There is also evidence that this could be rallying the GOP base that until recently had lagged behind the Democratic base on enthusiasm. A Gallup poll released over the weekend showed GOP enthusiasm, which has lagged in most polls, approaching parity with Democrats. GOP pollsters and candidates also report anecdotal increases in engagement.


Gallup voter enthusiasm

A Quinnipiac University poll this week showed the GOP closing the gap on the generic ballot somewhat, from 12 to seven points. (The gap has narrowed in the RealClearPolitics polling average — but only slightly. More data is required.) Quinnipiac also showed only modest change in the overall question of whether to confirm Kavanaugh, with Republicans still in favor. That could embolden Trump and his fellow GOP senators not to back down, knowing this at the very least isn’t a fool’s errand.

At the same time, Kavanaugh is still unpopular. The Quinnipiac poll showed that voters overall oppose his confirmation 48-42, and they believe Ford’s testimony more than his by a 48-41 margin. While those numbers might look better in states such as North Dakota and West Virginia, the House is a very different animal. It will largely be decided by suburban districts, many of which went for Hillary Clinton in the 2016 election. There are about two dozen districts won by both Clinton and a GOP member of Congress.

There is a real chance that the Kavanaugh situation — and Trump’s very public mocking of Ford — could imperil these districts and further increase Democrats' chances of winning the House. Just as the GOP holds the Senate if it becomes about party, the GOP probably loses these House districts if it becomes about party and Trump. Ditto if it becomes about gender, given that Democrats have a record number of women running.

Which brings us back to Kavanaugh’s nomination. Winning elections is something you do, in large part, to nominate and confirm Supreme Court justices. If Republicans had to choose between a new justice or holding Congress right now, they may well take the justice. Doing anything to imperil that all-important goal just to hold the Senate for two more years is probably not what’s called for.

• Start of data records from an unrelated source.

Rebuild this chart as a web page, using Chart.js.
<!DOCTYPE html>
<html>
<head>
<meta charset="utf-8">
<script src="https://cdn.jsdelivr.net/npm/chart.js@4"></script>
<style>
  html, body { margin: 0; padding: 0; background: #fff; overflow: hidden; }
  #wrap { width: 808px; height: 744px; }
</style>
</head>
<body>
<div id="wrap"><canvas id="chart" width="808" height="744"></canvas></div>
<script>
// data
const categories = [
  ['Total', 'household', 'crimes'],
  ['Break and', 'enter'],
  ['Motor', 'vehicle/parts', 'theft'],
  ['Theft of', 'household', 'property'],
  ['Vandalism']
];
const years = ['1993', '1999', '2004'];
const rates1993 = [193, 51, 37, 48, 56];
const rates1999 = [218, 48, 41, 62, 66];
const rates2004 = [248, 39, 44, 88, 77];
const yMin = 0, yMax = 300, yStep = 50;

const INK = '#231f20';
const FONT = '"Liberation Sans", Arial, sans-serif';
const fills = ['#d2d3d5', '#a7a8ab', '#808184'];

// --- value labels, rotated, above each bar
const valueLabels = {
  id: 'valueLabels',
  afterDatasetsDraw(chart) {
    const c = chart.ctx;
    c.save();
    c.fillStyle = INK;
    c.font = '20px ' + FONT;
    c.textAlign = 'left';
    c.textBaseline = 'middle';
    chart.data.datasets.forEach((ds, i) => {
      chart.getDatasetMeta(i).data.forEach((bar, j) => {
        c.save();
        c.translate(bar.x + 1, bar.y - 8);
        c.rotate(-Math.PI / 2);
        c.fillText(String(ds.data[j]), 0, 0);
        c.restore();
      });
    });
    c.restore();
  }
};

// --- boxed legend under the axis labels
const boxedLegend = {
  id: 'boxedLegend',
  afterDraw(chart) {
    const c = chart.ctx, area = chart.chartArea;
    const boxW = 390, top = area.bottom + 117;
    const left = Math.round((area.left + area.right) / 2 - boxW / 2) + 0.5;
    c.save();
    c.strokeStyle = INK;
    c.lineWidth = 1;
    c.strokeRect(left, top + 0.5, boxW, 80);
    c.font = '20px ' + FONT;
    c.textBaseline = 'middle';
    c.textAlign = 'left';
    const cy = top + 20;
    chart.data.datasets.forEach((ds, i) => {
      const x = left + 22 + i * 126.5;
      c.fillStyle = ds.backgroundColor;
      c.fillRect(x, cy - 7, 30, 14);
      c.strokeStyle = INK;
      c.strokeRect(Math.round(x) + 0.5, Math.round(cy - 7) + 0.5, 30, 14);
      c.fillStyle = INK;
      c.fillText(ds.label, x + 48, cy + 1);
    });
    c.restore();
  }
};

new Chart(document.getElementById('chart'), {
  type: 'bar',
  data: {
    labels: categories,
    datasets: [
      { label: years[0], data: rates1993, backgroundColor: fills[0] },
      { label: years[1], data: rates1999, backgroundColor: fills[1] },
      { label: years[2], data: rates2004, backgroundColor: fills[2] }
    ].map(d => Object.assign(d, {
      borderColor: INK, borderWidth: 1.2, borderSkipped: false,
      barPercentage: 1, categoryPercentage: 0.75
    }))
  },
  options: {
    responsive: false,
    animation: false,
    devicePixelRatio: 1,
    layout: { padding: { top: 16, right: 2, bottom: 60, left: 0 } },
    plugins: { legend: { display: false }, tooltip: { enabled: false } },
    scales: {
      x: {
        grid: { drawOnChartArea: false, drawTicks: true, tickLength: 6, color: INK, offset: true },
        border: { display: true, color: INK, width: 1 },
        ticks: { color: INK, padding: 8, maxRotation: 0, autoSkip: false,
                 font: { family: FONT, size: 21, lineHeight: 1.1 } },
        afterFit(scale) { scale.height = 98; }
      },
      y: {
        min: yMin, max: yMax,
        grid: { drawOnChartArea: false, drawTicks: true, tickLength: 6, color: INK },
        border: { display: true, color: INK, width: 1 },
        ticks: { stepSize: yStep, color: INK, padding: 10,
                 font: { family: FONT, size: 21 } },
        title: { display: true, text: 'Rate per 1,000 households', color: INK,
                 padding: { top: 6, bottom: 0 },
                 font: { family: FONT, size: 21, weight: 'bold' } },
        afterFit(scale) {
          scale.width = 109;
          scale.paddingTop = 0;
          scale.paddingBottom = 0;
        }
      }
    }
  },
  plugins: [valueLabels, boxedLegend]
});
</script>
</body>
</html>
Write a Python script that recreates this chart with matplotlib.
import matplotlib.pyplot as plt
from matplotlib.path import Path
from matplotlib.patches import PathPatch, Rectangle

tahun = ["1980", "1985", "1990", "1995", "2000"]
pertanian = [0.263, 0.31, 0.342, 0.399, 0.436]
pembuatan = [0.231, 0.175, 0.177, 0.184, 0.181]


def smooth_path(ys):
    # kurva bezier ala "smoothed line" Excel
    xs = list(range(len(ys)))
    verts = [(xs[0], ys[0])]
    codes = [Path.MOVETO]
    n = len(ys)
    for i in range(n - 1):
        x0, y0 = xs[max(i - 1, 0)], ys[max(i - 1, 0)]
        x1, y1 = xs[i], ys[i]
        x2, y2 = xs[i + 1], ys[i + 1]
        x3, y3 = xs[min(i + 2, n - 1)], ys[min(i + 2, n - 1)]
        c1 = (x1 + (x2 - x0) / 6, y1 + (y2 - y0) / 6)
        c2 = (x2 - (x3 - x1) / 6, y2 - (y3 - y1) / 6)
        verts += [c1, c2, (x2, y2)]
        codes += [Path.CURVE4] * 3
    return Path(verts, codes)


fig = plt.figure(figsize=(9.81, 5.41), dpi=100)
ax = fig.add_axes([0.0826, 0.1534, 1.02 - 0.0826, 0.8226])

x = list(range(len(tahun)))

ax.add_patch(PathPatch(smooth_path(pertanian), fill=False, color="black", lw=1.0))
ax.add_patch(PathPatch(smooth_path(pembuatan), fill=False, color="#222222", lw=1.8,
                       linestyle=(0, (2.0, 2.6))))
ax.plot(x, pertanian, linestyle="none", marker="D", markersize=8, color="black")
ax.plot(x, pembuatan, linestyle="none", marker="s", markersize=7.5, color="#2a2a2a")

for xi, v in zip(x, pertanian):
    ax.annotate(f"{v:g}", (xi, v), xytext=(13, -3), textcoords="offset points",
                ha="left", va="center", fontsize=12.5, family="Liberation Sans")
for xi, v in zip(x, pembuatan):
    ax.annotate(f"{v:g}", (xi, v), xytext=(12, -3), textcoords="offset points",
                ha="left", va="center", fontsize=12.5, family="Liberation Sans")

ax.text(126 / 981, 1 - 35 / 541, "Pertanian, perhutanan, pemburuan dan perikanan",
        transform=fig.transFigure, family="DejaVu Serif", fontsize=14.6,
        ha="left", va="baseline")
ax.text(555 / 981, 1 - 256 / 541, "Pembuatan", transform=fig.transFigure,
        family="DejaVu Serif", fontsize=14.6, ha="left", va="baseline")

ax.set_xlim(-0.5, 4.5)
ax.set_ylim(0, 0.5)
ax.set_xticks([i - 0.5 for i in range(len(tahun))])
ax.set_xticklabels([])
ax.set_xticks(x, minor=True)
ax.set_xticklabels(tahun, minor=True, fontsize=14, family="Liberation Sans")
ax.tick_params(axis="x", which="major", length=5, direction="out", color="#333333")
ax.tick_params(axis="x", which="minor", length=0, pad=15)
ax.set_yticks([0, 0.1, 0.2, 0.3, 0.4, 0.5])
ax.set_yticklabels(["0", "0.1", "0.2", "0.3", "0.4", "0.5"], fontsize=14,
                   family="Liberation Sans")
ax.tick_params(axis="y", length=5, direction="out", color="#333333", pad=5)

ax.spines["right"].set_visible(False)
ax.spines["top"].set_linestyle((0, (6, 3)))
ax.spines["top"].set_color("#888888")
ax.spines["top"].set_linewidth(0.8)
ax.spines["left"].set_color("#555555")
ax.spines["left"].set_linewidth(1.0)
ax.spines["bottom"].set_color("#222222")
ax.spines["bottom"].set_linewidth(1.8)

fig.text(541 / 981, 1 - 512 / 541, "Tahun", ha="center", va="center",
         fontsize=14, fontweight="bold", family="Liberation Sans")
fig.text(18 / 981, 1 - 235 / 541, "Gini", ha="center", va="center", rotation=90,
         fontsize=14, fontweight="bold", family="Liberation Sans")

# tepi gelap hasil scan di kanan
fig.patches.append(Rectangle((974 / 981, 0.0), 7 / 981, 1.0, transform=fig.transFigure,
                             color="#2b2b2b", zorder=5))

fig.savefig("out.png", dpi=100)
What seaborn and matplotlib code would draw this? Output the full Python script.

The simplest explanation, as it often is with Trump, is that he’s simply being Trump — that he’s either not being strategic or that he’s looking out for Trump first and foremost. This may not be particularly helpful to Kavanaugh or to Republicans trying to hold both chambers of Congress, but at least it might help Trump stoke the culture wars that have so rallied the GOP base to his side. It’s also very on-brand for a president who called the women who accused him of sexual misconduct “liars.” It’s quite possible this is just what he really thinks, and the smart people around him could keep him from saying it for only so long.

What’s clear, though, is that if Kavanaugh’s nomination does fail — which is, perhaps, still unlikely but possible — history may not look kindly upon what Trump did Tuesday night. It seemed an unnecessary risk, at best.